Pain & Glory review
Pain & Glory; it’s there in the title. Almodovar’s highly personal, semi-autobiographical latest is a study in human frailty, a tribute to the cinema that informed Almodovar in his youth, and a tour de force from the once-and-future Desparado Antonio Banderas. Banderas plays Salvadore Mallo, a director of some renown (and thinly veiled allegory for Almodovar) whose career has been halted by a series of chronic illnesses, amusingly outlined in a Saul Bass-esque animated sequence early on. Mallo has attracted some attention due to an imminent re-release of one of his early films, causing him to reach out to that film’s estranged lead actor after 30 years. We follow Mallo over the course of the next few days, watching him go about his business like a Jim Jarmusch character but with better choice in interior design. Heroin will be smoked. Art discussed. And like most of Almodovar’s work there’s a throbbing sexuality never far from the surface, even if Mallo’s bad back might make it difficult.
Banderas is electric here, petulant, bitter, but always sympathetic. It’s a physical performance; watch how he contorts his body when getting in and out of taxis, and the panic of his frequent choking fits. But Banderas never gives in to Oscar-baiting melodrama (perhaps the reason why he missed out earlier this year). Mallo himself says later on, ‘The best actor isn’t the one who cries but the one who fights to hold back his tears’. It’s easily his best performance since Puss in Boots.

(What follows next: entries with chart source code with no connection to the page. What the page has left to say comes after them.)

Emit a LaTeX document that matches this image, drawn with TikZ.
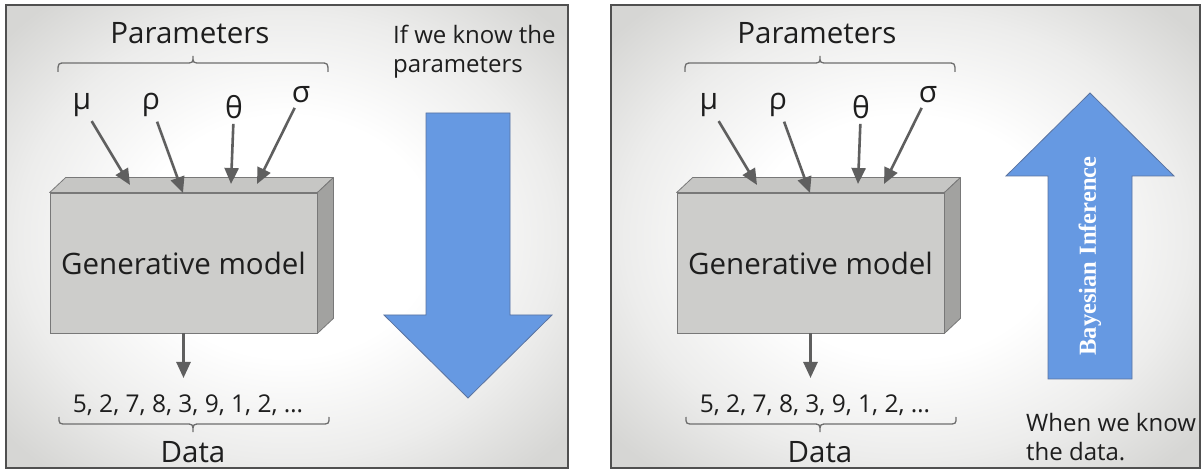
\documentclass[tikz,border=0pt]{standalone}
\usepackage{fontspec}
\setmainfont{Open Sans}
\newfontfamily\bayesfont{Liberation Serif}
\usetikzlibrary{arrows.meta}
\definecolor{panelbg}{RGB}{214,214,212}
\definecolor{panelline}{RGB}{80,80,80}
\definecolor{arrowgray}{RGB}{95,95,95}
\definecolor{boxfront}{RGB}{205,205,203}
\definecolor{boxtop}{RGB}{198,198,196}
\definecolor{boxside}{RGB}{162,162,160}
\definecolor{boxline}{RGB}{120,120,120}
\definecolor{bigblue}{RGB}{102,153,226}
\definecolor{bigblueline}{RGB}{90,115,160}
\definecolor{txt}{RGB}{30,30,30}
\definecolor{bracegray}{RGB}{110,110,110}
\pgfdeclareradialshading{panelshade}{\pgfpoint{0bp}{0bp}}{color(0bp)=(white); color(13bp)=(white); color(24bp)=(panelbg!45!white); color(33bp)=(panelbg); color(50bp)=(panelbg)}
\tikzset{
  bigtext/.style={font=\fontsize{29.5}{34}\selectfont, text=txt, inner sep=0pt},
  greek/.style={font=\fontsize{30}{34}\selectfont, text=txt, inner sep=0pt},
  datatext/.style={font=\fontsize{24.5}{29}\selectfont, text=txt, inner sep=0pt},
  sidetext/.style={font=\fontsize{24}{29}\selectfont, text=txt, inner sep=0pt, align=left, anchor=west},
  parr/.style={draw=arrowgray, line width=2.6pt, -{Triangle[length=16pt,width=14pt]}},
  bracestyle/.style={draw=bracegray, line width=1.3pt},
  boxfrontstyle/.style={fill=boxfront, draw=boxline, line width=0.8pt, minimum width=267pt, minimum height=140pt, inner sep=0pt, font=\fontsize{29.5}{34}\selectfont, text=txt},
  boxtopstyle/.style={fill=boxtop, draw=boxline, line width=0.8pt, line join=round},
  boxsidestyle/.style={fill=boxside, draw=boxline, line width=0.8pt, line join=round},
  bluearrow/.style={fill=bigblue, draw=bigblueline, line width=0.8pt, line join=miter},
  panelframe/.style={draw=panelline, line width=2pt},
}
\newcommand\panelbody[2]{%
\begin{scope}[xshift=#2pt]
  \node[bigtext] (#1par) at (190,33) {Parameters};
  \draw[bracestyle] (58,72) .. controls (58,63) .. (66,63) -- (185,63) .. controls (193,63) .. (193,56)
     .. controls (193,63) .. (201,63) -- (320,63) .. controls (328,63) .. (328,72);
  \node[greek] (#1mu) at (82,105) {μ};
  \node[greek] (#1rho) at (151,105) {ρ};
  \node[greek] (#1theta) at (234,107) {θ};
  \node[greek] (#1sigma) at (301,95) {σ};
  \node[boxfrontstyle] (#1box) at (183.5,263) {Generative model};
  \draw[boxtopstyle] (#1box.north west) -- ++(16,-15) -- ([shift={(16,-15)}]#1box.north east) -- (#1box.north east) -- cycle;
  \draw[boxsidestyle] (#1box.north east) -- ++(16,-15) -- ([shift={(16,-15)}]#1box.south east) -- (#1box.south east) -- cycle;
  \coordinate (#1mue) at (130,185);
  \coordinate (#1rhoe) at (183,193);
  \coordinate (#1thetae) at (231,184);
  \coordinate (#1sigmae) at (257,184);
  \draw[parr, shorten <=5pt] (#1mu) -- (#1mue);
  \draw[parr, shorten <=5pt] (#1rho) -- (#1rhoe);
  \draw[parr, shorten <=5pt] (#1theta) -- (#1thetae);
  \draw[parr, shorten <=5pt] (#1sigma) -- (#1sigmae);
  \coordinate (#1dataend) at (183.5,378);
  \draw[parr] (#1box.south) -- (#1dataend);
  \node[datatext] (#1data) at (188,405) {5, 2, 7, 8, 3, 9, 1, 2, …};
  \draw[bracestyle] (59,417) .. controls (59,424) .. (67,424) -- (185,424) .. controls (193,424) .. (193,432)
     .. controls (193,424) .. (201,424) -- (321,424) .. controls (329,424) .. (329,417);
  \node[bigtext] (#1datalbl) at (193,452) {Data};
\end{scope}}
\begin{document}
\begin{tikzpicture}[x=1pt,y=-1pt]
  \useasboundingbox (0,0) rectangle (1203,470);
  \fill[white] (0,0) rectangle (1203,470);
  % left panel
  \shade[shading=panelshade] (6,5) rectangle (568,468);
  \draw[panelframe] (6,5) rectangle (568,468);
  \panelbody{l}{0}
  \node[sidetext] (lknow) at (393,52) {If we know the\\parameters};
  \draw[bluearrow] (426,113) -- (510,113) -- (510,315) -- (552,315) -- (468,398) -- (384,315) -- (426,315) -- cycle;
  % right panel
  \shade[shading=panelshade] (611,5) rectangle (1200,468);
  \draw[panelframe] (611,5) rectangle (1200,468);
  \panelbody{r}{627}
  \draw[bluearrow] (1048,379) -- (1132,379) -- (1132,176) -- (1174,176) -- (1090,93) -- (1006,176) -- (1048,176) -- cycle;
  \node[rotate=90, text=white, inner sep=0pt, font=\bayesfont\bfseries\fontsize{24.5}{29}\selectfont] (rbayes) at (1090,256) {Bayesian Inference};
  \node[sidetext] (rknow) at (1026,437) {When we know\\the data.};
\end{tikzpicture}
\end{document}
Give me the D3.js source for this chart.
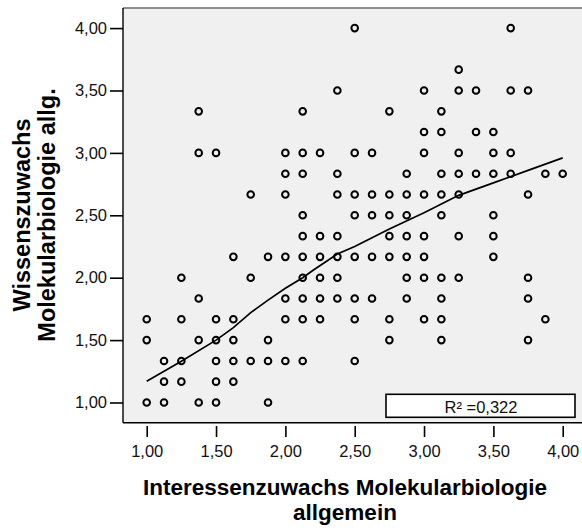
<!DOCTYPE html>
<head>
  <meta charset="UTF-8">
  <title>Streudiagramm</title>
  <style>
  body, html, svg{
    padding: 0;
    margin: 0;
  }
  body{
    background: #fff;
  }
  svg text{
    font-family: "Liberation Sans", Arial, sans-serif;
  }
  </style>
</head>
<body>
  <script src="https://cdn.jsdelivr.net/npm/d3@7"></script>
  <script type="text/javascript">
  var interesse = [
    2.5, 3.625,
    3.25,
    2.375, 3.0, 3.25, 3.375, 3.625, 3.75,
    1.375, 2.125, 2.75, 3.125,
    3.0, 3.125, 3.375, 3.5,
    1.375, 1.5, 2.0, 2.125, 2.25, 2.5, 2.625, 3.0, 3.25, 3.5, 3.625,
    2.0, 2.125, 2.375, 2.875, 3.125, 3.25, 3.375, 3.5, 3.625, 3.875, 4.0,
    1.75, 2.0, 2.375, 2.5, 2.625, 2.75, 2.875, 3.0, 3.125, 3.25, 3.75,
    2.125, 2.5, 2.625, 2.75, 2.875, 3.125, 3.5,
    2.125, 2.25, 2.375, 2.75, 2.875, 3.0, 3.25, 3.5,
    1.625, 1.875, 2.0, 2.125, 2.25, 2.375, 2.5, 2.625, 2.75, 2.875, 3.0, 3.5,
    1.25, 1.75, 2.125, 2.25, 2.375, 2.875, 3.0, 3.125, 3.25, 3.75,
    1.375, 2.0, 2.125, 2.25, 2.375, 2.5, 2.625, 2.875, 3.125, 3.75,
    1.0, 1.25, 1.5, 1.625, 2.0, 2.125, 2.25, 2.5, 2.75, 3.0, 3.125, 3.875,
    1.0, 1.375, 1.5, 1.625, 1.875, 2.75, 3.125, 3.75,
    1.125, 1.25, 1.5, 1.625, 1.75, 1.875, 2.0, 2.125, 2.5,
    1.125, 1.25, 1.5, 1.625,
    1.0, 1.125, 1.375, 1.5, 1.875
  ];
  var wissen = [
    4.0, 4.0,
    3.667,
    3.5, 3.5, 3.5, 3.5, 3.5, 3.5,
    3.333, 3.333, 3.333, 3.333,
    3.167, 3.167, 3.167, 3.167,
    3.0, 3.0, 3.0, 3.0, 3.0, 3.0, 3.0, 3.0, 3.0, 3.0, 3.0,
    2.833, 2.833, 2.833, 2.833, 2.833, 2.833, 2.833, 2.833, 2.833, 2.833, 2.833,
    2.667, 2.667, 2.667, 2.667, 2.667, 2.667, 2.667, 2.667, 2.667, 2.667, 2.667,
    2.5, 2.5, 2.5, 2.5, 2.5, 2.5, 2.5,
    2.333, 2.333, 2.333, 2.333, 2.333, 2.333, 2.333, 2.333,
    2.167, 2.167, 2.167, 2.167, 2.167, 2.167, 2.167, 2.167, 2.167, 2.167, 2.167, 2.167,
    2.0, 2.0, 2.0, 2.0, 2.0, 2.0, 2.0, 2.0, 2.0, 2.0,
    1.833, 1.833, 1.833, 1.833, 1.833, 1.833, 1.833, 1.833, 1.833, 1.833,
    1.667, 1.667, 1.667, 1.667, 1.667, 1.667, 1.667, 1.667, 1.667, 1.667, 1.667, 1.667,
    1.5, 1.5, 1.5, 1.5, 1.5, 1.5, 1.5, 1.5,
    1.333, 1.333, 1.333, 1.333, 1.333, 1.333, 1.333, 1.333, 1.333,
    1.167, 1.167, 1.167, 1.167,
    1.0, 1.0, 1.0, 1.0, 1.0
  ];

  var fitX = [1.0, 1.25, 1.5, 1.625, 1.75, 1.875, 2.0, 2.125, 2.2, 2.375, 2.5, 2.75, 3.0, 3.25, 3.5, 3.75, 4.0];
  var fitY = [1.17, 1.33, 1.50, 1.60, 1.72, 1.82, 1.915, 2.0, 2.06, 2.19, 2.25, 2.39, 2.52, 2.66, 2.76, 2.86, 2.96];

  var tickValues = [1.0, 1.5, 2.0, 2.5, 3.0, 3.5, 4.0];
  var rSquared = "R² =0,322";
  var xTitle = ["Interessenzuwachs Molekularbiologie", "allgemein"];
  var yTitle = ["Wissenszuwachs", "Molekularbiologie allg."];

  var width = 582, height = 531;
  var frame = {left: 123, top: 8, right: 590, bottom: 422.7};

  var svg = d3.select('body').append('svg')
    .attr('width', width)
    .attr('height', height);

  var x = d3.scaleLinear().domain([1, 4]).range([146.7, 562.7]);
  var y = d3.scaleLinear().domain([1, 4]).range([402.5, 28.1]);
  var fmt = function(d) { return d.toFixed(2).replace('.', ','); };

  // Hintergrund des Diagramms
  svg.append('rect')
    .attr('x', frame.left)
    .attr('y', frame.top)
    .attr('width', frame.right - frame.left)
    .attr('height', frame.bottom - frame.top)
    .attr('fill', '#f0f0f0');

  svg.append('line')
    .attr('x1', frame.left).attr('x2', frame.right)
    .attr('y1', frame.top).attr('y2', frame.top)
    .attr('stroke', '#6a6a6a').attr('stroke-width', 1.6);
  svg.append('line')
    .attr('x1', frame.left).attr('x2', frame.left)
    .attr('y1', frame.top).attr('y2', frame.bottom)
    .attr('stroke', '#000').attr('stroke-width', 1.4);
  svg.append('line')
    .attr('x1', frame.left).attr('x2', frame.right)
    .attr('y1', frame.bottom).attr('y2', frame.bottom)
    .attr('stroke', '#000').attr('stroke-width', 1.4);

  // Achsen
  var yAxis = svg.append('g')
    .attr('transform', 'translate(' + frame.left + ',0)')
    .call(d3.axisLeft(y).tickValues(tickValues).tickFormat(fmt).tickSize(13).tickPadding(3));
  var xAxis = svg.append('g')
    .attr('transform', 'translate(0,426)')
    .call(d3.axisBottom(x).tickValues(tickValues).tickFormat(fmt).tickSize(11).tickPadding(8));

  [xAxis, yAxis].forEach(function(g) {
    g.select('.domain').remove();
    g.selectAll('.tick line').attr('stroke', '#000').attr('stroke-width', 1.6);
    g.selectAll('.tick text')
      .attr('fill', '#111')
      .style('font-size', '16.5px')
      .style('font-family', '"Liberation Sans", Arial, sans-serif');
  });

  // Punkte
  svg.append('g')
    .selectAll('circle')
    .data(d3.range(interesse.length))
    .enter()
    .append('circle')
    .attr('cx', function(i) { return x(interesse[i]); })
    .attr('cy', function(i) { return y(wissen[i]); })
    .attr('r', 3.3)
    .attr('fill', 'none')
    .attr('stroke', '#000')
    .attr('stroke-width', 2);

  // Loess-Linie
  var line = d3.line()
    .x(function(i) { return x(fitX[i]); })
    .y(function(i) { return y(fitY[i]); });
  svg.append('path')
    .datum(d3.range(fitX.length))
    .attr('d', line)
    .attr('fill', 'none')
    .attr('stroke', '#000')
    .attr('stroke-width', 1.7);

  // R²-Kasten
  svg.append('rect')
    .attr('x', 386).attr('y', 394.3)
    .attr('width', 189).attr('height', 23)
    .attr('fill', '#fff')
    .attr('stroke', '#000')
    .attr('stroke-width', 1.6);
  svg.append('text')
    .attr('x', 481).attr('y', 412.5)
    .attr('text-anchor', 'middle')
    .style('font-size', '16.5px')
    .attr('fill', '#111')
    .text(rSquared);

  // Achsentitel
  svg.append('g').selectAll('text')
    .data(xTitle)
    .enter()
    .append('text')
    .attr('x', 345)
    .attr('y', function(d, i) { return 495 + i * 25; })
    .attr('text-anchor', 'middle')
    .style('font-size', '22.5px')
    .style('font-weight', 'bold')
    .text(function(d) { return d; });

  svg.append('g')
    .attr('transform', 'translate(0,215) rotate(-90)')
    .selectAll('text')
    .data(yTitle)
    .enter()
    .append('text')
    .attr('x', 0)
    .attr('y', function(d, i) { return 30 + i * 25; })
    .attr('text-anchor', 'middle')
    .style('font-size', '23.5px')
    .style('font-weight', 'bold')
    .text(function(d) { return d; });
  </script>
</body>
</html>
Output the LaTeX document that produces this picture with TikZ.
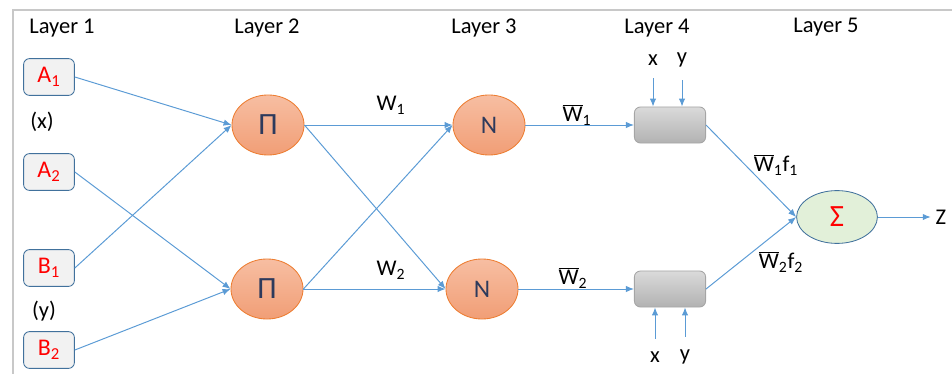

Old Almodovar hands Penelope Cruz and Juleta Serrano appear in supporting roles, but this is Banderas’ vehicle. Asier Etxeandia, playing the washed-up actor that Mallo reconnects with, holds his own in his two-handers with Banderas, with one memorable scene seeing the pair off them smoking heroin while taking part in a teleconference Q&A session. It’s funny, turns into sudden anger, before leaving you with Mallo’s anguish; a brief flash of glory that is subsumed by pain.